WHAT IS EXPECTED:
Repeat the lines below exactly as they appear, but leave out the images.

******

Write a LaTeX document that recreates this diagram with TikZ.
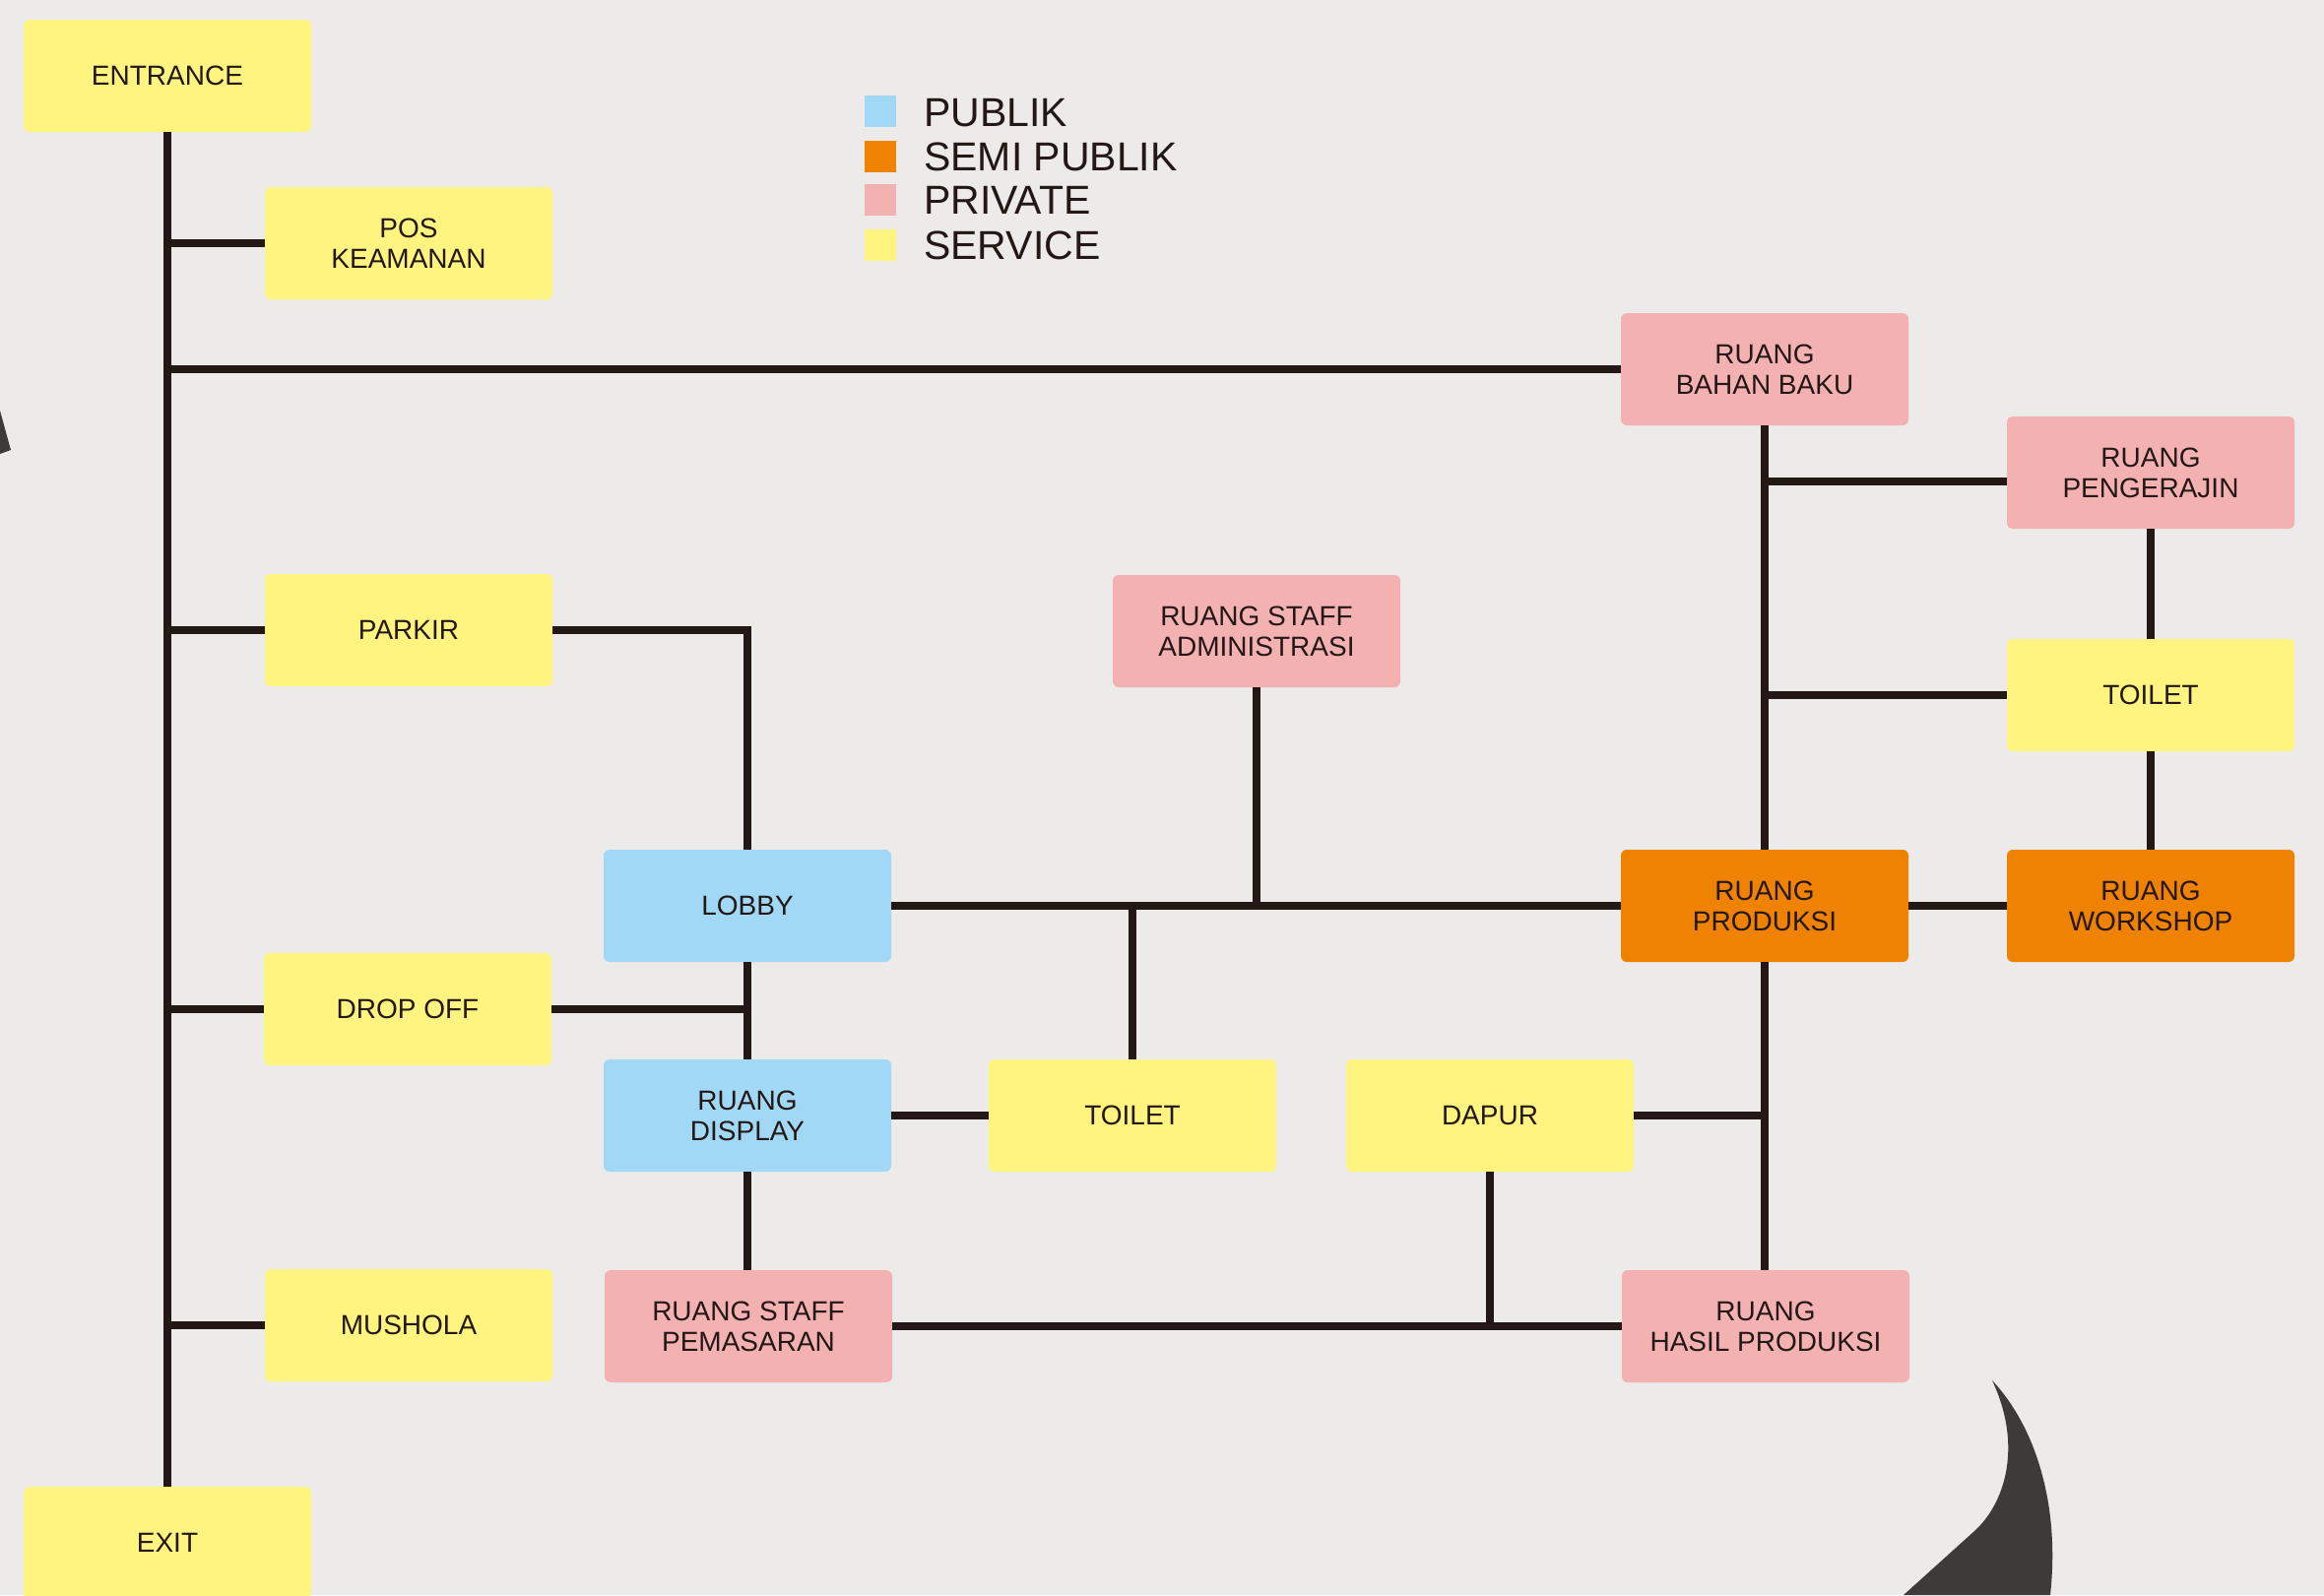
\documentclass[tikz,border=0pt]{standalone}
\usepackage{fontspec}
\setmainfont{Liberation Sans}
\usetikzlibrary{calc}
\definecolor{bg}{HTML}{ECEBE9}
\definecolor{svc}{HTML}{FFF47F}
\definecolor{pub}{HTML}{A0D8F5}
\definecolor{semi}{HTML}{EF8200}
\definecolor{priv}{HTML}{F4B1B2}
\definecolor{ink}{HTML}{231815}
\definecolor{swoosh}{HTML}{3E3A39}
\begin{document}
\begin{tikzpicture}[x=1pt,y=-1pt,
  room/.style={rectangle, rounded corners=6pt, minimum width=292pt, minimum height=114pt,
    inner sep=0pt, align=center, font=\fontsize{28}{31}\selectfont, text=ink},
  svcroom/.style={room, fill=svc},
  pubroom/.style={room, fill=pub},
  semiroom/.style={room, fill=semi},
  privroom/.style={room, fill=priv},
  link/.style={draw=ink, line width=7.5pt},
  legsq/.style={rectangle, minimum size=32pt, inner sep=0pt},
  legtext/.style={anchor=base west, inner sep=0pt, font=\fontsize{41}{45}\selectfont, text=ink}
]
\useasboundingbox (0,0) rectangle (2360,1620);
\fill[bg] (0,0) rectangle (2360,1620);

% decorative dark shapes
\fill[swoosh] (0,417) -- (11,457) -- (0,461) -- cycle;
\fill[swoosh] (2023,1402) .. controls (2068,1450) and (2092,1530) .. (2082,1620)
  -- (1933,1620) -- (2005,1555) .. controls (2035,1528) and (2055,1470) .. (2023,1402) -- cycle;

% legend
\node[legsq, fill=pub]  (lsq1) at (894,113) {};
\node[legsq, fill=semi] (lsq2) at (894,158.5) {};
\node[legsq, fill=priv] (lsq3) at (894,203) {};
\node[legsq, fill=svc]  (lsq4) at (894,248.5) {};
\node[legtext] (lt1) at (938,128) {PUBLIK};
\node[legtext] (lt2) at (938,173) {SEMI PUBLIK};
\node[legtext] (lt3) at (938,217) {PRIVATE};
\node[legtext] (lt4) at (938,263) {SERVICE};

% rooms
\node[svcroom]  (entrance)  at (170,77)    {ENTRANCE};
\node[svcroom]  (pos)       at (415,247)   {POS\\KEAMANAN};
\node[privroom] (bahan)     at (1792,375)  {RUANG\\BAHAN BAKU};
\node[privroom] (peng)      at (2184,480)  {RUANG\\PENGERAJIN};
\node[svcroom]  (parkir)    at (415,640)   {PARKIR};
\node[privroom] (admin)     at (1276,641)  {RUANG STAFF\\ADMINISTRASI};
\node[svcroom]  (toiletr)   at (2184,706)  {TOILET};
\node[pubroom]  (lobby)     at (759,920)   {LOBBY};
\node[semiroom] (produksi)  at (1792,920)  {RUANG\\PRODUKSI};
\node[semiroom] (workshop)  at (2184,920)  {RUANG\\WORKSHOP};
\node[svcroom]  (dropoff)   at (414,1025)  {DROP OFF};
\node[pubroom]  (display)   at (759,1133)  {RUANG\\DISPLAY};
\node[svcroom]  (toiletm)   at (1150,1133) {TOILET};
\node[svcroom]  (dapur)     at (1513,1133) {DAPUR};
\node[svcroom]  (mushola)   at (415,1346)  {MUSHOLA};
\node[privroom] (pemasaran) at (760,1347)  {RUANG STAFF\\PEMASARAN};
\node[privroom] (hasil)     at (1793,1347) {RUANG\\HASIL PRODUKSI};
\node[svcroom]  (exit)      at (170,1567)  {EXIT};

\coordinate (pengj) at ($(peng.west)+(0,9)$);

% connectors
\draw[link] (entrance.south) -- (exit.north);
\draw[link] (entrance.south |- pos.west) -- (pos.west);
\draw[link] (entrance.south |- bahan.west) -- (bahan.west);
\draw[link] (entrance.south |- parkir.west) -- (parkir.west);
\draw[link] (entrance.south |- dropoff.west) -- (dropoff.west);
\draw[link] (entrance.south |- mushola.west) -- (mushola.west);
\draw[link] (parkir.east) -| (lobby.north);
\draw[link] (lobby.south) -- (display.north);
\draw[link] (dropoff.east) -- (dropoff.east -| lobby.south);
\draw[link] (display.south) -- (display.south |- pemasaran.north);
\draw[link] (display.east) -- (toiletm.west);
\draw[link] (lobby.east) -- (produksi.west);
\draw[link] (admin.south) -- (admin.south |- lobby.east);
\draw[link] (toiletm.north) -- (toiletm.north |- lobby.east);
\draw[link] (bahan.south) -- (produksi.north);
\draw[link] (bahan.south |- pengj) -- (pengj);
\draw[link] (bahan.south |- toiletr.west) -- (toiletr.west);
\draw[link] (peng.south) -- (toiletr.north);
\draw[link] (toiletr.south) -- (workshop.north);
\draw[link] (produksi.east) -- (workshop.west);
\draw[link] (produksi.south) -- (produksi.south |- hasil.north);
\draw[link] (dapur.east) -- (dapur.east -| produksi.south);
\draw[link] (dapur.south) -- (dapur.south |- hasil.west);
\draw[link] (pemasaran.east) -- (hasil.west);
\end{tikzpicture}
\end{document}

******

SOLUTION FOR THIS TASK:
Write a LaTeX document that recreates this diagram with TikZ.
\documentclass[tikz,border=0pt]{standalone}
\usepackage{fontspec}
\setmainfont{Liberation Sans}
\usetikzlibrary{calc}
\definecolor{bg}{HTML}{ECEBE9}
\definecolor{svc}{HTML}{FFF47F}
\definecolor{pub}{HTML}{A0D8F5}
\definecolor{semi}{HTML}{EF8200}
\definecolor{priv}{HTML}{F4B1B2}
\definecolor{ink}{HTML}{231815}
\definecolor{swoosh}{HTML}{3E3A39}
\begin{document}
\begin{tikzpicture}[x=1pt,y=-1pt,
  room/.style={rectangle, rounded corners=6pt, minimum width=292pt, minimum height=114pt,
    inner sep=0pt, align=center, font=\fontsize{28}{31}\selectfont, text=ink},
  svcroom/.style={room, fill=svc},
  pubroom/.style={room, fill=pub},
  semiroom/.style={room, fill=semi},
  privroom/.style={room, fill=priv},
  link/.style={draw=ink, line width=7.5pt},
  legsq/.style={rectangle, minimum size=32pt, inner sep=0pt},
  legtext/.style={anchor=base west, inner sep=0pt, font=\fontsize{41}{45}\selectfont, text=ink}
]
\useasboundingbox (0,0) rectangle (2360,1620);
\fill[bg] (0,0) rectangle (2360,1620);

% decorative dark shapes
\fill[swoosh] (0,417) -- (11,457) -- (0,461) -- cycle;
\fill[swoosh] (2023,1402) .. controls (2068,1450) and (2092,1530) .. (2082,1620)
  -- (1933,1620) -- (2005,1555) .. controls (2035,1528) and (2055,1470) .. (2023,1402) -- cycle;

% legend
\node[legsq, fill=pub]  (lsq1) at (894,113) {};
\node[legsq, fill=semi] (lsq2) at (894,158.5) {};
\node[legsq, fill=priv] (lsq3) at (894,203) {};
\node[legsq, fill=svc]  (lsq4) at (894,248.5) {};
\node[legtext] (lt1) at (938,128) {PUBLIK};
\node[legtext] (lt2) at (938,173) {SEMI PUBLIK};
\node[legtext] (lt3) at (938,217) {PRIVATE};
\node[legtext] (lt4) at (938,263) {SERVICE};

% rooms
\node[svcroom]  (entrance)  at (170,77)    {ENTRANCE};
\node[svcroom]  (pos)       at (415,247)   {POS\\KEAMANAN};
\node[privroom] (bahan)     at (1792,375)  {RUANG\\BAHAN BAKU};
\node[privroom] (peng)      at (2184,480)  {RUANG\\PENGERAJIN};
\node[svcroom]  (parkir)    at (415,640)   {PARKIR};
\node[privroom] (admin)     at (1276,641)  {RUANG STAFF\\ADMINISTRASI};
\node[svcroom]  (toiletr)   at (2184,706)  {TOILET};
\node[pubroom]  (lobby)     at (759,920)   {LOBBY};
\node[semiroom] (produksi)  at (1792,920)  {RUANG\\PRODUKSI};
\node[semiroom] (workshop)  at (2184,920)  {RUANG\\WORKSHOP};
\node[svcroom]  (dropoff)   at (414,1025)  {DROP OFF};
\node[pubroom]  (display)   at (759,1133)  {RUANG\\DISPLAY};
\node[svcroom]  (toiletm)   at (1150,1133) {TOILET};
\node[svcroom]  (dapur)     at (1513,1133) {DAPUR};
\node[svcroom]  (mushola)   at (415,1346)  {MUSHOLA};
\node[privroom] (pemasaran) at (760,1347)  {RUANG STAFF\\PEMASARAN};
\node[privroom] (hasil)     at (1793,1347) {RUANG\\HASIL PRODUKSI};
\node[svcroom]  (exit)      at (170,1567)  {EXIT};

\coordinate (pengj) at ($(peng.west)+(0,9)$);

% connectors
\draw[link] (entrance.south) -- (exit.north);
\draw[link] (entrance.south |- pos.west) -- (pos.west);
\draw[link] (entrance.south |- bahan.west) -- (bahan.west);
\draw[link] (entrance.south |- parkir.west) -- (parkir.west);
\draw[link] (entrance.south |- dropoff.west) -- (dropoff.west);
\draw[link] (entrance.south |- mushola.west) -- (mushola.west);
\draw[link] (parkir.east) -| (lobby.north);
\draw[link] (lobby.south) -- (display.north);
\draw[link] (dropoff.east) -- (dropoff.east -| lobby.south);
\draw[link] (display.south) -- (display.south |- pemasaran.north);
\draw[link] (display.east) -- (toiletm.west);
\draw[link] (lobby.east) -- (produksi.west);
\draw[link] (admin.south) -- (admin.south |- lobby.east);
\draw[link] (toiletm.north) -- (toiletm.north |- lobby.east);
\draw[link] (bahan.south) -- (produksi.north);
\draw[link] (bahan.south |- pengj) -- (pengj);
\draw[link] (bahan.south |- toiletr.west) -- (toiletr.west);
\draw[link] (peng.south) -- (toiletr.north);
\draw[link] (toiletr.south) -- (workshop.north);
\draw[link] (produksi.east) -- (workshop.west);
\draw[link] (produksi.south) -- (produksi.south |- hasil.north);
\draw[link] (dapur.east) -- (dapur.east -| produksi.south);
\draw[link] (dapur.south) -- (dapur.south |- hasil.west);
\draw[link] (pemasaran.east) -- (hasil.west);
\end{tikzpicture}
\end{document}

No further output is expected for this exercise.